- I had been waiting for this person all my life. (On her fiancé who died in an accident on July 1998.)
- [observation, 2013] I think anybody who's working in the music industry and has been in it for any length of time will state unequivocally that the industry is in an advanced state of collapse.
- [on taking a hiatus from performing for several years] There were big big changes from that time [1998 to 2007], so I would say we hadn't really fully kept up to speed. But one thing I was well aware of is the lack of copyright reform. And it was a subject I followed along with, and participated in the last stretch, when our government brought in copyright reform. a few years ago.
- [on young performers beginning as buskers] I definitely encourage that. It's potentially a pretty brutal and honest way of seeing if what you're doing is of interest. But you have to set yourself in the right situation. The Market is a good place, particularly Saturday mornings and particularly after nine o'clock. The serious shoppers do that between six and nine and they're really not interested in music. But the social shoppers, with their kids, they'll stop and say, 'Here Johnny, here's a harp and isn't that lady..' Whatever. They've got time, they've got interest and they've also got money.
- I heard one recording of a harper from Brittany - Alan Stivell - and what was so interesting was he wove a Celtic harp with cello and drum kit and Breton pipes altogether, and electric guitar. And I thought, oh, that's really neat. He had a bit of rock, but also it wasn't the Highland pipes but the Breton pipes. Yet the cello line was a kind of classical kind of instrument. I would say that's an influence I adopted into my own music.

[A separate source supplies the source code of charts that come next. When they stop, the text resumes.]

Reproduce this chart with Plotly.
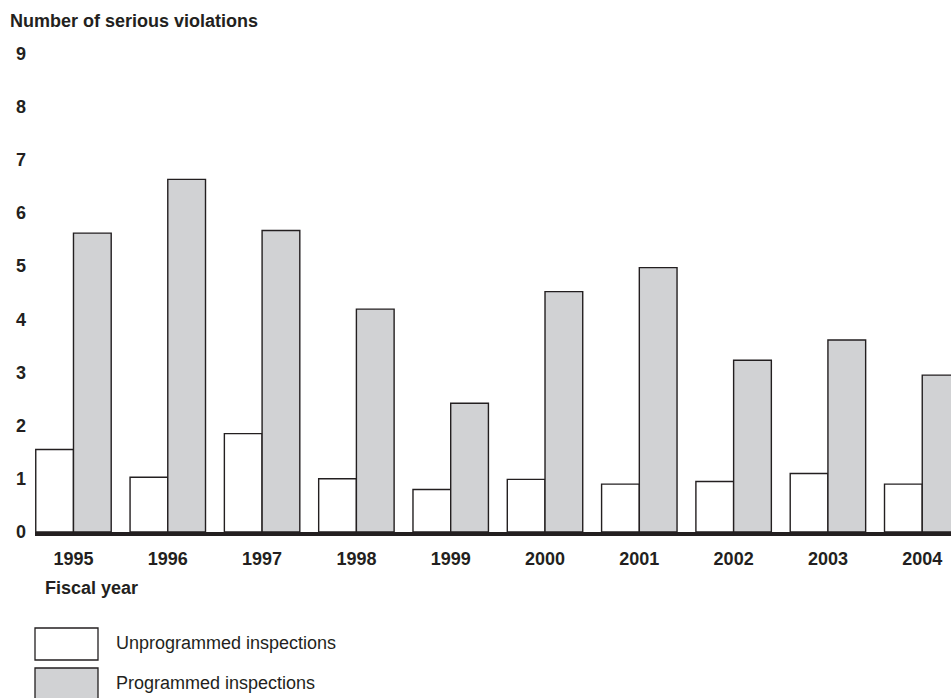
import plotly.graph_objects as go

years = ["1995", "1996", "1997", "1998", "1999", "2000", "2001", "2002", "2003", "2004"]
unprogrammed = [1.55, 1.03, 1.85, 1.00, 0.80, 0.99, 0.90, 0.95, 1.10, 0.90]
programmed = [5.62, 6.63, 5.67, 4.19, 2.42, 4.52, 4.97, 3.23, 3.61, 2.95]
y_ticks = [0, 1, 2, 3, 4, 5, 6, 7, 8, 9]

W, H = 951, 698
L, R, T, B = 35, 0, 48, 166
pw, ph = W - L - R, H - T - B

def px(x):
    return (x - L) / pw

def py(y):
    return (H - B - y) / ph

GREY = "#d1d2d4"
INK = "#231f20"
FONT = "Liberation Sans, Arial, sans-serif"

fig = go.Figure()
fig.add_trace(go.Bar(x=years, y=unprogrammed, name="Unprogrammed inspections",
                     marker=dict(color="white", line=dict(color=INK, width=1.4))))
fig.add_trace(go.Bar(x=years, y=programmed, name="Programmed inspections",
                     marker=dict(color=GREY, line=dict(color=INK, width=1.4))))

fig.update_layout(
    width=W, height=H,
    margin=dict(l=L, r=R, t=T, b=B),
    paper_bgcolor="white", plot_bgcolor="white",
    barmode="group", bargap=0.2, bargroupgap=0,
    showlegend=False,
    font=dict(family=FONT, color=INK),
)
fig.update_xaxes(
    type="category", range=[-0.408, 9.305],
    showgrid=False, showline=True, linewidth=4, linecolor=INK,
    ticks="", tickfont=dict(size=18, family=FONT, color=INK, weight="bold"),
    ticklabelstandoff=7, ticklabeloverflow="allow",
)
fig.update_yaxes(
    range=[0, 9.1], tickvals=y_ticks, showgrid=False, showline=False,
    zeroline=False, ticks="", ticklabelstandoff=8,
    tickfont=dict(size=18, family=FONT, color=INK, weight="bold"),
)

fig.add_annotation(text="<b>Number of serious violations</b>", xref="paper", yref="paper",
                   x=px(8), y=py(21), xanchor="left", yanchor="middle", showarrow=False,
                   font=dict(size=18, family=FONT, color=INK))
fig.add_annotation(text="<b>Fiscal year</b>", xref="paper", yref="paper",
                   x=px(43), y=py(588), xanchor="left", yanchor="middle", showarrow=False,
                   font=dict(size=18, family=FONT, color=INK))

legend_items = [("Unprogrammed inspections", "white", 628, 660),
                ("Programmed inspections", GREY, 668, 700)]
for label, fill, y0, y1 in legend_items:
    fig.add_shape(type="rect", xref="paper", yref="paper",
                  x0=px(35), x1=px(98), y0=py(y0), y1=py(y1),
                  fillcolor=fill, line=dict(color=INK, width=1.3))
    fig.add_annotation(text=label, xref="paper", yref="paper",
                       x=px(114), y=py((y0 + y1) / 2 - 1), xanchor="left", yanchor="middle",
                       showarrow=False, font=dict(size=18, family=FONT, color=INK))

fig.write_html(
    "out.html",
    config={"displayModeBar": False},
    post_script="document.body.style.margin='0';"
                "document.documentElement.style.overflow='hidden';"
                "document.body.style.overflow='hidden';",
)
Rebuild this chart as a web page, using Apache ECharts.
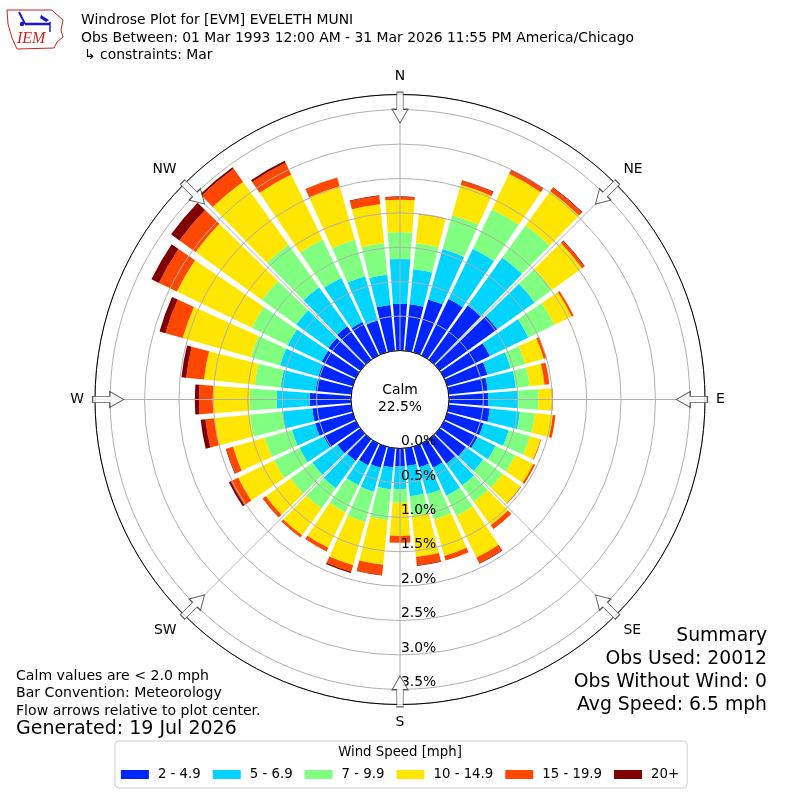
<!DOCTYPE html>
<html>
<head>
<meta charset="utf-8">
<script src="https://cdn.jsdelivr.net/npm/echarts@6/dist/echarts.min.js"></script>
<style>html,body{margin:0;padding:0;background:#fff}#c{width:800px;height:800px}</style>
</head>
<body>
<div id="c"></div>
<script>
// ---------- DATA ----------
const directions = ['0','10','20','30','40','50','60','70','80','90','100','110','120','130','140','150','160','170',
  '180','190','200','210','220','230','240','250','260','270','280','290','300','310','320','330','340','350'];
const speedBins = ['2 - 4.9','5 - 6.9','7 - 9.9','10 - 14.9','15 - 19.9','20+'];
// frequency (%) per direction (N clockwise, 10 deg bins)
const bin2to5 = [0.68,0.68,0.80,0.91,0.97,1.03,0.74,0.61,0.57,0.57,0.60,0.55,0.54,0.47,0.44,0.39,0.31,0.26,
  0.26,0.28,0.32,0.35,0.39,0.41,0.52,0.57,0.57,0.60,0.52,0.52,0.55,0.57,0.60,0.54,0.48,0.67];
const bin5to7 = [0.65,0.51,0.76,0.81,0.86,0.67,0.62,0.35,0.41,0.44,0.44,0.38,0.29,0.31,0.39,0.45,0.41,0.44,
  0.33,0.32,0.36,0.32,0.49,0.45,0.39,0.35,0.44,0.48,0.51,0.58,0.55,0.58,0.70,0.71,0.67,0.44];
const bin7to10 = [0.39,0.38,0.51,0.64,0.58,0.31,0.42,0.22,0.20,0.29,0.22,0.32,0.32,0.35,0.29,0.33,0.38,0.29,
  0.20,0.45,0.46,0.44,0.36,0.39,0.41,0.41,0.47,0.39,0.38,0.44,0.58,0.61,0.76,0.62,0.55,0.46];
const bin10to15 = [0.47,0.42,0.46,0.57,0.61,0.54,0.28,0.28,0.22,0.20,0.26,0.16,0.29,0.32,0.42,0.67,0.55,0.60,
  0.48,0.65,0.65,0.57,0.48,0.44,0.58,0.48,0.52,0.54,0.74,1.03,1.21,1.19,1.13,1.05,0.81,0.57];
const bin15to20 = [0.04,0.01,0.06,0.06,0.06,0.04,0.03,0.04,0.07,0.01,0.04,0.01,0.03,0.01,0.07,0.09,0.07,0.12,
  0.10,0.15,0.10,0.06,0.04,0.06,0.12,0.10,0.13,0.20,0.26,0.26,0.29,0.29,0.23,0.19,0.13,0.12];
const bin20plus = [0.01,0.00,0.01,0.01,0.01,0.01,0.00,0.00,0.00,0.00,0.00,0.00,0.00,0.00,0.00,0.01,0.00,0.01,
  0.00,0.01,0.02,0.00,0.00,0.00,0.03,0.01,0.07,0.06,0.07,0.09,0.12,0.15,0.03,0.03,0.00,0.01];
const binValues = [bin2to5, bin5to7, bin7to10, bin10to15, bin15to20, bin20plus];
const compassLabels = ['N','NE','E','SE','S','SW','W','NW'];
const compassAngles = [0,45,90,135,180,225,270,315];
const radialMax = 3.72;
const radialStep = 0.5;
const arrowRadius = 3.53;
const calmPercent = 22.5;
const calmLimit = 2.0;
const obsUsed = 20012;
const obsWithoutWind = 0;
const avgSpeed = 6.5;

// ---------- STYLE ----------
const FONT = 'DejaVu Sans';
const colors = ['#0026ff','#00d4ff','#80ff80','#ffe600','#ff4700','#800000'];
const CX = 400, CY = 399.5, R0 = 49, R1 = 305;

const chart = echarts.init(document.getElementById('c'), null, {renderer: 'canvas'});

function txt(x, y, text, size, align, extra) {
  return Object.assign({
    type: 'text', x: x, y: y, z: 100,
    style: {text: text, fill: '#000', font: size + 'px "' + FONT + '"', align: align || 'left', verticalAlign: 'middle'}
  }, extra || {});
}

const series = speedBins.map((name, i) => ({
  name: name, type: 'bar', coordinateSystem: 'polar', polarIndex: 0, stack: 'wind',
  data: binValues[i], barWidth: '84%', itemStyle: {color: colors[i]}, z: 2
}));
series.push({
  name: 'arrows', type: 'scatter', coordinateSystem: 'polar', polarIndex: 1, z: 20,
  data: compassAngles.map(a => [arrowRadius, a]),
  symbol: 'path://M5,0 L10,8 L7,8 L7,18 L3,18 L3,8 L0,8 Z',
  symbolKeepAspect: false,
  symbolSize: [16, 31],
  symbolRotate: (v) => 180 - v[1],
  itemStyle: {color: '#fff', borderColor: '#333', borderWidth: 1},
  silent: true
});

const option = {
  animation: false,
  backgroundColor: '#fff',
  textStyle: {fontFamily: FONT},
  polar: [
    {center: [CX, CY], radius: [R0, R1]},
    {center: [CX, CY], radius: [R0, R1]},
    {center: [CX, CY], radius: [R0, R1]}
  ],
  angleAxis: [
    {polarIndex: 0, type: 'category', data: directions, startAngle: 95, clockwise: true,
     axisLine: {show: false}, axisTick: {show: false}, axisLabel: {show: false}, splitLine: {show: false}},
    {polarIndex: 1, type: 'value', min: 0, max: 360, interval: 45, startAngle: 90, clockwise: true, z: 11,
     axisLine: {show: true, lineStyle: {color: '#000', width: 1}},
     axisTick: {show: false},
     axisLabel: {show: true, margin: 11, color: '#000', fontSize: 13.9, fontFamily: FONT,
       formatter: (v) => compassLabels[Math.round(v / 45) % 8]},
     splitLine: {show: true, lineStyle: {color: '#b0b0b0', width: 1}}},
    {polarIndex: 2, type: 'value', min: 0, max: 360, startAngle: -90, clockwise: true, show: false}
  ],
  radiusAxis: [
    {polarIndex: 0, type: 'value', min: 0, max: radialMax, show: false},
    {polarIndex: 1, type: 'value', min: 0, max: radialMax, show: false},
    {polarIndex: 2, type: 'value', min: 0, max: radialMax, interval: radialStep, z: 10,
     axisLine: {show: false}, axisTick: {show: false},
     axisLabel: {show: true, showMaxLabel: false, margin: 1, color: '#000', fontSize: 13.9, fontFamily: FONT,
       align: 'left', verticalAlign: 'bottom', formatter: (v) => v.toFixed(1) + '%'},
     splitLine: {show: true, lineStyle: {color: '#b0b0b0', width: 1}}}
  ],
  legend: {
    data: speedBins, left: 'center', top: 741, orient: 'horizontal', icon: 'rect',
    itemWidth: 28, itemHeight: 9, itemGap: 12, padding: [27, 8, 7, 6],
    borderColor: '#cccccc', borderWidth: 1, borderRadius: 4, selectedMode: false,
    textStyle: {fontFamily: FONT, fontSize: 13.3, color: '#000', padding: [0, 0, 0, 4]}
  },
  graphic: [
    // logo
    {type: 'polygon', z: 100, shape: {points: [[7,10],[52,10],[56,14],[63,20],[61,30],[63,37],[57,42],[54,48],[17,49],[12,38],[8,24]]},
     style: {fill: null, stroke: '#cc2222', lineWidth: 1}},
    {type: 'polyline', z: 100, shape: {points: [[25,24],[50,24]]}, style: {stroke: '#1a1acc', lineWidth: 2.5}},
    {type: 'polyline', z: 100, shape: {points: [[19,12],[25,24]]}, style: {stroke: '#1a1acc', lineWidth: 2}},
    {type: 'polygon', z: 100, shape: {points: [[41,15],[49,20],[46,22],[40,18]]}, style: {fill: '#1a1acc'}},
    {type: 'polyline', z: 100, shape: {points: [[50,22],[50,32]]}, style: {stroke: '#1a1acc', lineWidth: 1.5}},
    {type: 'circle', z: 100, shape: {cx: 22, cy: 24, r: 2.2}, style: {fill: '#1a1acc'}},
    txt(17, 39, 'IEM', 16, 'left', {style: {text: 'IEM', fill: '#cc2222', font: 'italic 16px "Liberation Serif"', align: 'left', verticalAlign: 'middle'}}),
    // header
    txt(81, 20, 'Windrose Plot for [EVM] EVELETH MUNI', 13.9),
    txt(81, 38, 'Obs Between: 01 Mar 1993 12:00 AM - 31 Mar 2026 11:55 PM America/Chicago', 13.9),
    txt(84, 55, '\u21b3 constraints: Mar', 13.9),
    // calm
    txt(CX, 390, 'Calm', 13.9, 'center'),
    txt(CX, 407, calmPercent.toFixed(1) + '%', 13.9, 'center'),
    // notes
    txt(16, 676, 'Calm values are < ' + calmLimit.toFixed(1) + ' mph', 14.1),
    txt(16, 693, 'Bar Convention: Meteorology', 14.1),
    txt(16, 711, 'Flow arrows relative to plot center.', 14.1),
    txt(16, 729, 'Generated: 19 Jul 2026', 19),
    // summary
    txt(767, 636, 'Summary', 18.8, 'right'),
    txt(767, 659, 'Obs Used: ' + obsUsed, 18.8, 'right'),
    txt(767, 682, 'Obs Without Wind: ' + obsWithoutWind, 18.8, 'right'),
    txt(767, 705, 'Avg Speed: ' + avgSpeed.toFixed(1) + ' mph', 18.8, 'right'),
    // legend title
    txt(400, 753, 'Wind Speed [mph]', 13.3, 'center')
  ],
  series: series
};
chart.setOption(option);
</script>
</body>
</html>
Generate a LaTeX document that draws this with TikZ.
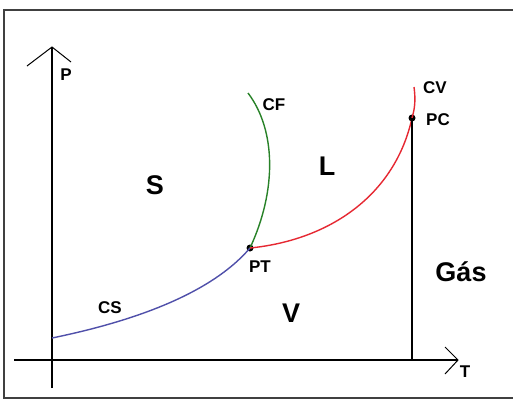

- [on her career] It has been a trajectory I could never have imagined, and never did imagine,or even aspire towards while growing up in Morden [Manitoba]. I always wanted to be a veterinarian, although I played music from the age of five. My first love was animals - I worked on a farm my grandparents had. Finding myself in music and the kind of unique path that I've taken - whether it's been how I sought my inspiration from the history of the Celts or the fact that we have been able to perform all over the world - if I was hit by a Mack truck tomorrow I would say I've had a very rich and rewarding life.
- When I think of "Spanish Guitars and Night Plazas" I was reflecting back on my first trip to Spain - I think it was in February of 1982. I traveled to various places, including Grenada. It was the first time I'd ever traveled there. I just found the Spanish aesthetic, the music, the landscape, the food, the vitality of the people, something really exciting and inspiring.
- I think the industry is a collapsed industry, the ecosystem that I once knew 20-30 years ago is mostly gone. To continue in an industry where it's gone from artists seeing 24 or 25 cents per song on vinyl or CD down to maybe less than $1 per thousand plays is just not a viable business model.
- Particularly if I'm travelling with the hopes of connecting it to a recording, it's a more research adventure type of thing.
- Touring is in some ways the most enjoyable of the whole enterprise because I also have chosen to manage my career all these years ... The touring process and infrastructure is really like a well-oiled machine and I enjoy meeting people when we're out on the road.